__What is needed__. Exactly the lines from the start of the data through the line containing "import seaborn as sns" should be output, with both ends kept and nothing added.

__Dataset extract__.
---*---

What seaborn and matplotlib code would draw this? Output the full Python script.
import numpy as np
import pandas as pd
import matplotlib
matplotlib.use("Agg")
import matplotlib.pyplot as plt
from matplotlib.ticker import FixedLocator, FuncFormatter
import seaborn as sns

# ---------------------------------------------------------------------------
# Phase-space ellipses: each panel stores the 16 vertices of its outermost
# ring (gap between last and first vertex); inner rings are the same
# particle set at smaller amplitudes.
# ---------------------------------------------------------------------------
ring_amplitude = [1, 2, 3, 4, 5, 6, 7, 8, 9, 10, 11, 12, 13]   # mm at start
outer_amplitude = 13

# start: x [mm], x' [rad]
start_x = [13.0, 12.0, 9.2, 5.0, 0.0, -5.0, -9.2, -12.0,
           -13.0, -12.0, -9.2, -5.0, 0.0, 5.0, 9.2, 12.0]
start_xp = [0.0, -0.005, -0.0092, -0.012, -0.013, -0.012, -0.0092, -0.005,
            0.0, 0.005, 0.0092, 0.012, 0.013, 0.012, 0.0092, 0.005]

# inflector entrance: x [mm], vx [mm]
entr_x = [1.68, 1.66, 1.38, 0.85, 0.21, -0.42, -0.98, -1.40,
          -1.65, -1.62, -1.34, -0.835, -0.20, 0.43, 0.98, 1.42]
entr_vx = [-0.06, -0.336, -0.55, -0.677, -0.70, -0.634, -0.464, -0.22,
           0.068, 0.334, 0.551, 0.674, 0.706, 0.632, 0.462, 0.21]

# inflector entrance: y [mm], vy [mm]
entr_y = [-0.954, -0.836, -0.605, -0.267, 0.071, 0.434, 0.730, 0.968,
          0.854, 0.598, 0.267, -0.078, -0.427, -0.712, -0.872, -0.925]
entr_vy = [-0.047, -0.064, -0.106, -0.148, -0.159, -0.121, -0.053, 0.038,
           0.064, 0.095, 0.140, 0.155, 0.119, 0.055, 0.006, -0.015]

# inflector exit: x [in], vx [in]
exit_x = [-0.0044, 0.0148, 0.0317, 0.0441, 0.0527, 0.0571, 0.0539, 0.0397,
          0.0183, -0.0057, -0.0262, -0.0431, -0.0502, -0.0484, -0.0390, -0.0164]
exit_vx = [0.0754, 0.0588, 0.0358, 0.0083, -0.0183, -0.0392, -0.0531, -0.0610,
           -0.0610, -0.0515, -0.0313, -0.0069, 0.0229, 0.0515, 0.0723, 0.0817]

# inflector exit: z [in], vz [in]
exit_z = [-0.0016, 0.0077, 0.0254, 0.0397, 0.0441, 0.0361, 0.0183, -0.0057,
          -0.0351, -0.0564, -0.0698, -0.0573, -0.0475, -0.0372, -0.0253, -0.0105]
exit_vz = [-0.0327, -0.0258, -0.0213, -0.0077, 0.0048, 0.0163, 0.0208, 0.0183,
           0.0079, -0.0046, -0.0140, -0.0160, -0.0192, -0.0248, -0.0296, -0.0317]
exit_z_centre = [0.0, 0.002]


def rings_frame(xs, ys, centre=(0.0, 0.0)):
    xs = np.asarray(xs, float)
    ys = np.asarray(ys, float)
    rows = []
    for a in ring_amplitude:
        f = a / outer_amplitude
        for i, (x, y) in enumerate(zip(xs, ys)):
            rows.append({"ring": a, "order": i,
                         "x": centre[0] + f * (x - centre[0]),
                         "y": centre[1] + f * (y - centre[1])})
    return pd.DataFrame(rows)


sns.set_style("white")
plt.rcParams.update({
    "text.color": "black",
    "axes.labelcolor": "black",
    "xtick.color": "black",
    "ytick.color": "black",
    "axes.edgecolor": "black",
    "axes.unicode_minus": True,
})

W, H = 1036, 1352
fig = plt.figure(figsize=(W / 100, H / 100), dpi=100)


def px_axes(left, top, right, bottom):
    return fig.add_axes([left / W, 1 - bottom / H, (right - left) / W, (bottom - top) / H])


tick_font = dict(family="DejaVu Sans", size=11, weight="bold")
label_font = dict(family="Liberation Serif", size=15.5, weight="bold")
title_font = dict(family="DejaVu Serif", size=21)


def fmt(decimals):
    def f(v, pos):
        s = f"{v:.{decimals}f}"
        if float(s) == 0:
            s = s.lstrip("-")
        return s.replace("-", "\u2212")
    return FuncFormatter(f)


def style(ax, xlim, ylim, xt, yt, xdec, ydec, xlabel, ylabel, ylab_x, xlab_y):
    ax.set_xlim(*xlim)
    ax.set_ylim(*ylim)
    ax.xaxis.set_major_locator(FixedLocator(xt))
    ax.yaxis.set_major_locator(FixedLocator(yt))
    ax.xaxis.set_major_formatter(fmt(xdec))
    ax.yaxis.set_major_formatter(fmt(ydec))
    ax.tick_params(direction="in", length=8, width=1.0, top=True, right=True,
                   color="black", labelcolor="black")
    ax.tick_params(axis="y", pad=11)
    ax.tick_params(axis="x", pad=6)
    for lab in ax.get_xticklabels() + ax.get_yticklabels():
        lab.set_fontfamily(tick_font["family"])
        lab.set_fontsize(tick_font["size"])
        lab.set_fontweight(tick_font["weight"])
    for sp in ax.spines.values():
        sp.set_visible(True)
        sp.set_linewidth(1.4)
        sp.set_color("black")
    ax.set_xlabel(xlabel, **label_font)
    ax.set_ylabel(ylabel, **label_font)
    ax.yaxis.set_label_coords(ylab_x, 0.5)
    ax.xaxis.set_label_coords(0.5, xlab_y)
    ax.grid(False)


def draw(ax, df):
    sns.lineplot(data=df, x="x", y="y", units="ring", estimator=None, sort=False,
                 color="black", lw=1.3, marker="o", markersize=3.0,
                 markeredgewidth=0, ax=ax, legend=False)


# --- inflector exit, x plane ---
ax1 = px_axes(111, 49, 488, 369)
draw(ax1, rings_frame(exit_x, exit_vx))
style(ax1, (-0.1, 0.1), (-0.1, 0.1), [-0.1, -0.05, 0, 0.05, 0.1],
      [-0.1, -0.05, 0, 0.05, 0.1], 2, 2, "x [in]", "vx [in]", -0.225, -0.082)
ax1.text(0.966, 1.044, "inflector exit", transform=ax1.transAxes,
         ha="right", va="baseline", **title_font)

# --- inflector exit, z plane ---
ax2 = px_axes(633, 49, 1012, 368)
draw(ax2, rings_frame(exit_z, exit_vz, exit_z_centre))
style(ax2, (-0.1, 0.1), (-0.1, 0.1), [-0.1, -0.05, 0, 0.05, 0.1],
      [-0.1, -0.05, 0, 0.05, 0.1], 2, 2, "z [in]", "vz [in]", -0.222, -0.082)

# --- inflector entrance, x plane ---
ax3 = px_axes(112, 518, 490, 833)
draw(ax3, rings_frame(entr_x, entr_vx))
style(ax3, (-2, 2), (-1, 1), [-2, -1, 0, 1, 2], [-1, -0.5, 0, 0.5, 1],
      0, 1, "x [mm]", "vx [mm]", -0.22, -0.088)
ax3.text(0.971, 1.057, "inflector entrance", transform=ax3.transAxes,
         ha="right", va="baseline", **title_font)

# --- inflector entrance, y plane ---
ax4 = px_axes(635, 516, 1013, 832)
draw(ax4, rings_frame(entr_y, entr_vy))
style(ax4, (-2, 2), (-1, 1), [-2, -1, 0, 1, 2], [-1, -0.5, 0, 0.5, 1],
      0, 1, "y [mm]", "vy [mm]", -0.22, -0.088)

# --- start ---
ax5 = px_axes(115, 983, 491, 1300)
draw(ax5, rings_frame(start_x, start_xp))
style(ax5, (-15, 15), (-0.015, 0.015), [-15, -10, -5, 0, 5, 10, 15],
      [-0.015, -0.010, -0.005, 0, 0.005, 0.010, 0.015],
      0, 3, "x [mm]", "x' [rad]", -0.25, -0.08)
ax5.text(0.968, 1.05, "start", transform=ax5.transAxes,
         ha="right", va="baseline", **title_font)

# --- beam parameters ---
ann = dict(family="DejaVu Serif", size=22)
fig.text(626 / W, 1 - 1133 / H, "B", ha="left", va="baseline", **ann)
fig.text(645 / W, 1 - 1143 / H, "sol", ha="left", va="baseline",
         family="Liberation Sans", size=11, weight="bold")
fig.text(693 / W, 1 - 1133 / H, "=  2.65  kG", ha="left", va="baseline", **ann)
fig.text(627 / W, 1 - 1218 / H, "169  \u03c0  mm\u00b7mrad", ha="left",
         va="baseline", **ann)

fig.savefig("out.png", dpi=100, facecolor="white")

---*---

__Solution to this problem__.
What seaborn and matplotlib code would draw this? Output the full Python script.
import numpy as np
import pandas as pd
import matplotlib
matplotlib.use("Agg")
import matplotlib.pyplot as plt
from matplotlib.ticker import FixedLocator, FuncFormatter
import seaborn as sns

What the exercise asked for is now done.